[Data records]
---*---
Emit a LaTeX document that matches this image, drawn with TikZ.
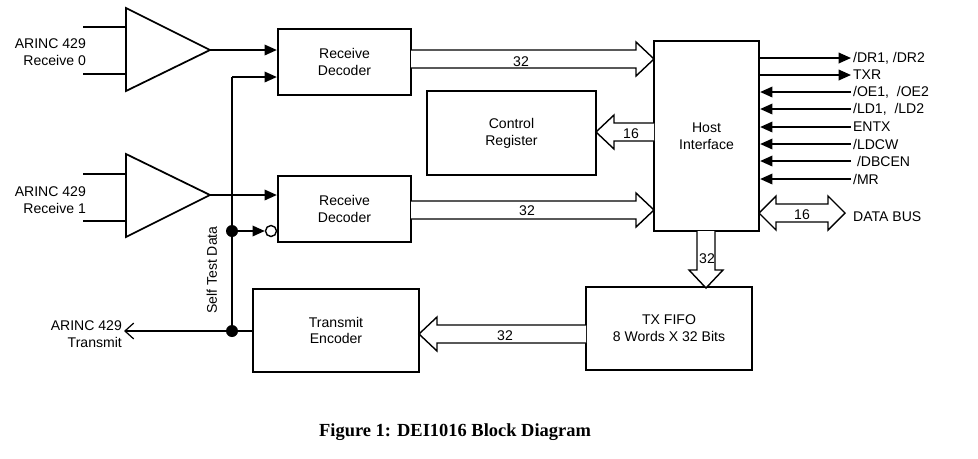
\documentclass[tikz,border=0pt]{standalone}
\usepackage{fontspec}
\setmainfont{Liberation Sans}
\newfontfamily\capfont{Liberation Serif}
\usetikzlibrary{arrows.meta}

\tikzset{
  blk/.style={draw, line width=1.3pt, inner sep=0pt, align=center, font=\fontsize{8}{9.6}\selectfont},
  lbl/.style={inner sep=1pt, align=right, font=\fontsize{8}{9.6}\selectfont},
  sig/.style={line width=1pt, -{Triangle[length=7pt,width=6pt]}},
  bus/.style={line width=0.8pt, fill=white}
}
% hollow bus arrow: tail x, tip x, centre y
\newcommand\hbus[3]{%
  \pgfmathsetmacro\hs{(#2>#1)?1:-1}%
  \draw[bus] ({#1},{#3-9}) -- ({#2-18*\hs},{#3-9}) -- ({#2-18*\hs},{#3-17})
    -- ({#2},{#3}) -- ({#2-18*\hs},{#3+17}) -- ({#2-18*\hs},{#3+9}) -- ({#1},{#3+9});}

\begin{document}
\begin{tikzpicture}[x=0.02cm, y=-0.02cm]
  \useasboundingbox (0,0) rectangle (978,458);

  % blocks
  \node[blk, minimum width=133*0.02cm, minimum height=66*0.02cm] (rd0) at (344.5,62) {Receive\\Decoder};
  \node[blk, minimum width=133*0.02cm, minimum height=66*0.02cm] (rd1) at (344.5,209) {Receive\\Decoder};
  \node[blk, minimum width=169*0.02cm, minimum height=84*0.02cm] (ctrl) at (511.5,133) {Control\\Register};
  \node[blk, minimum width=105*0.02cm, minimum height=190*0.02cm] (host) at (706.5,136) {Host\\Interface};
  \node[blk, minimum width=166*0.02cm, minimum height=83*0.02cm] (enc) at (336,330.5) {Transmit\\Encoder};
  \node[blk, minimum width=166*0.02cm, minimum height=83*0.02cm] (fifo) at (669,328.5) {TX FIFO\\8 Words X 32 Bits};

  % line receivers
  \draw[line width=1pt] (126,8) -- (126,91) -- (210,50) -- cycle;
  \draw[line width=1pt] (126,154) -- (126,237) -- (210,195) -- cycle;
  \coordinate (amp0) at (210,50);
  \coordinate (amp1) at (210,195);
  \draw[line width=1pt] (83,27) -- (126,27) (83,74) -- (126,74);
  \draw[line width=1pt] (83,174) -- (126,174) (83,221) -- (126,221);
  \node[lbl, anchor=east] (in0) at (88,52) {ARINC 429\\Receive 0};
  \node[lbl, anchor=east] (in1) at (88,200) {ARINC 429\\Receive 1};
  \draw[sig] (amp0) -- (amp0 -| rd0.west);
  \draw[sig] (amp1) -- (amp1 -| rd1.west);

  % self test loop
  \coordinate (st0) at (232,77);
  \coordinate (st1) at (232,231);
  \coordinate (st2) at (232,331);
  \node[draw, circle, line width=0.8pt, fill=white, minimum size=11*0.02cm, inner sep=0pt] (inv) at (271,231) {};
  \draw[line width=1pt] (st2) -- (st0);
  \draw[sig] (st0) -- (st0 -| rd0.west);
  \draw[sig] (st1) -- (inv.west);
  \fill (st1) circle (6) (st2) circle (6);
  \node[lbl, rotate=90, anchor=south west] (stl) at (219,316) {Self Test Data};
  \node[lbl, anchor=east] (tx) at (124,334) {ARINC 429\\Transmit};
  \draw[line width=0.7pt, -{Straight Barb[length=5pt,width=9pt]}] (st2 -| enc.west) -- (tx.east |- st2);

  % buses
  \hbus{411}{654}{59}
  \hbus{411}{654}{210}
  \hbus{654}{596}{132}
  \hbus{586}{419}{334}
  \node[lbl] (b0) at (521,62) {32};
  \node[lbl] (b1) at (527,211) {32};
  \node[lbl] (b2) at (631,134) {16};
  \node[lbl] (b3) at (505,336) {32};
  \draw[bus] (697,231) -- (697,270) -- (689,270) -- (706,288) -- (723,270) -- (715,270) -- (715,231);
  \node[lbl] (b4) at (707,259) {32};
  \draw[bus] (759,213) -- (776,196) -- (776,204) -- (828,204) -- (828,196) -- (845,213)
    -- (828,230) -- (828,222) -- (776,222) -- (776,230) -- cycle;
  \node[lbl] (b5) at (802,215) {16};
  \node[lbl, anchor=west] (dbus) at (851,217) {DATA BUS};

  % host signals
  \foreach \nm/\yy/\txt in {dr/58/{/DR1, /DR2}, txr/75/TXR}
    {\node[lbl, anchor=west] (\nm) at (851,\yy) {\txt};
     \draw[sig] (host.east |- \nm) -- (\nm.west);}
  \foreach \nm/\yy/\txt in {oe/92/{/OE1,\ \ /OE2}, ld/109/{/LD1,\ \ /LD2}, entx/127/ENTX,
      ldcw/144/{/LDCW}, dbcen/161/{\ /DBCEN}, mr/179/{/MR}}
    {\node[lbl, anchor=west] (\nm) at (851,\yy) {\txt};
     \draw[sig] (\nm.west) -- (host.east |- \nm);}

  % caption
  \node[inner sep=0pt] (cap) at (455,432) {\capfont\bfseries\fontsize{10.5}{12}\selectfont Figure 1: DEI1016 Block Diagram};
\end{tikzpicture}
\end{document}
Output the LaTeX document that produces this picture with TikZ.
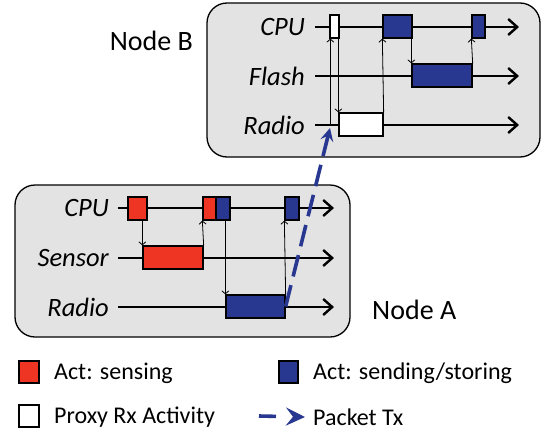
\documentclass[tikz,border=0pt]{standalone}
\usepackage{fontspec}
\setmainfont{Carlito}
\usetikzlibrary{arrows.meta}
\definecolor{actred}{RGB}{238,53,36}
\definecolor{actblue}{RGB}{40,56,144}
\definecolor{panelgray}{RGB}{227,227,227}
\tikzstyle{panel} = [draw, line width=1.3pt, fill=panelgray, rounded corners=20, inner sep=0]
\tikzstyle{lane}  = [font=\fontsize{26.5}{28}\selectfont\itshape, anchor=east, inner sep=0]
\tikzstyle{axis}  = [line width=1.7pt, -{Straight Barb[length=9pt,width=16pt,line width=2.4pt]}]
\tikzstyle{act}   = [draw, line width=1.3pt, minimum height=23, inner sep=0]
\tikzstyle{red}   = [act, fill=actred]
\tikzstyle{blue}  = [act, fill=actblue]
\tikzstyle{proxy} = [act, fill=white]
\tikzstyle{sig}   = [line width=0.8pt, -{Straight Barb[length=3pt,width=7pt]}]
\tikzstyle{packet} = [actblue, line width=3.6pt, dash pattern=on 22pt off 9pt]
\tikzstyle{legend} = [font=\fontsize{24}{26}\selectfont, anchor=west, inner sep=0]

\begin{document}
\begin{tikzpicture}[x=1pt,y=-1pt]
\useasboundingbox (0,0) rectangle (556,431);

% node B
\node[panel, minimum width=333, minimum height=154] (nodeB) at (373.5,80) {};
\node[font=\fontsize{28}{30}\selectfont, anchor=east, inner sep=0] (nameB) at (193,41) {Node B};
\node[lane] (bcpu)   at (305,27)  {CPU};
\node[lane] (bflash) at (305,76)  {Flash};
\node[lane] (bradio) at (305,125) {Radio};
\coordinate (bcpuEnd)   at (519,27);
\coordinate (bflashEnd) at (519,76);
\coordinate (bradioEnd) at (519,125);
\draw[axis] ([xshift=10pt]bcpu.east)   -- (bcpuEnd);
\draw[axis] ([xshift=10pt]bflash.east) -- (bflashEnd);
\draw[axis] ([xshift=10pt]bradio.east) -- (bradioEnd);
\node[proxy, minimum width=9]  (bw1) at (334.5,26.5) {};
\node[blue,  minimum width=29] (bb1) at (397.5,26.5) {};
\node[blue,  minimum width=13] (bb2) at (478.5,26.5) {};
\node[blue,  minimum width=60] (bfl) at (442,75.5)   {};
\node[proxy, minimum width=44] (brw) at (361,124.5)  {};
\draw[sig] ([xshift=1pt]bw1.south west |- brw.west) -- ([xshift=1pt]bw1.south west);
\draw[sig] (brw.north west |- bw1.south) -- (brw.north west);
\draw[sig] (brw.north east) -- (bb1.south west);
\draw[sig] (bfl.north west |- bb1.south) -- (bfl.north west);
\draw[sig] (bfl.north east) -- (bb2.south west);

% node A
\node[panel, minimum width=335, minimum height=152] (nodeA) at (182.5,261) {};
\node[font=\fontsize{28}{30}\selectfont, anchor=west, inner sep=0] (nameA) at (372,310) {Node A};
\node[lane] (acpu)    at (109,208) {CPU};
\node[lane] (asensor) at (109,258) {Sensor};
\node[lane] (aradio)  at (109,307) {Radio};
\coordinate (acpuEnd)    at (334,208);
\coordinate (asensorEnd) at (334,258);
\coordinate (aradioEnd)  at (334,307);
\draw[axis] ([xshift=9pt]acpu.east)    -- (acpuEnd);
\draw[axis] ([xshift=9pt]asensor.east) -- (asensorEnd);
\draw[axis] ([xshift=9pt]aradio.east)  -- (aradioEnd);
\node[red,  minimum width=19] (ar1) at (137.5,208.5) {};
\node[red,  minimum width=13] (ar2) at (209.5,208.5) {};
\node[blue, minimum width=14] (ab1) at (223,208.5)   {};
\node[blue, minimum width=14] (ab2) at (292,208.5)   {};
\node[red,  minimum width=60] (asr) at (173,257.5)   {};
\node[blue, minimum width=59] (arb) at (255.5,306.5) {};
\draw[sig] (asr.north west |- ar1.south) -- (asr.north west);
\draw[sig] (asr.north east) -- (ar2.south west);
\draw[sig] (arb.north west |- ab1.south) -- (arb.north west);
\draw[sig] (arb.north east) -- (ab2.south west);

% packet from A to B
\coordinate (rxIn) at (330,128);
\draw[packet, -{Stealth[length=13pt,width=13pt,inset=5pt]}] (arb.east) -- (rxIn);

% legend
\node[red,   minimum width=20, minimum height=22] (keySense) at (29,372)    {};
\node[legend] (txtSense) at (54,373) {Act: sensing};
\node[blue,  minimum width=19, minimum height=22] (keySend)  at (288.5,372) {};
\node[legend] (txtSend)  at (313,373) {Act: sending/storing};
\node[proxy, minimum width=20, minimum height=22] (keyProxy) at (29,416)    {};
\node[legend] (txtProxy) at (54,417) {Proxy Rx Activity};
\node[legend] (txtTx) at (313,417) {Packet Tx};
\coordinate (keyTx) at (259,416);
\draw[packet, dash pattern=on 17pt off 40pt, -{Stealth[length=19pt,width=18pt,inset=7pt]}] (keyTx) -- ([xshift=-8pt]txtTx.west);
\end{tikzpicture}
\end{document}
---*---
▶ **OBJECTIVE**
Write out each line of the data that holds the string "LaTeX".

▶ **RESULT**
Emit a LaTeX document that matches this image, drawn with TikZ.
Output the LaTeX document that produces this picture with TikZ.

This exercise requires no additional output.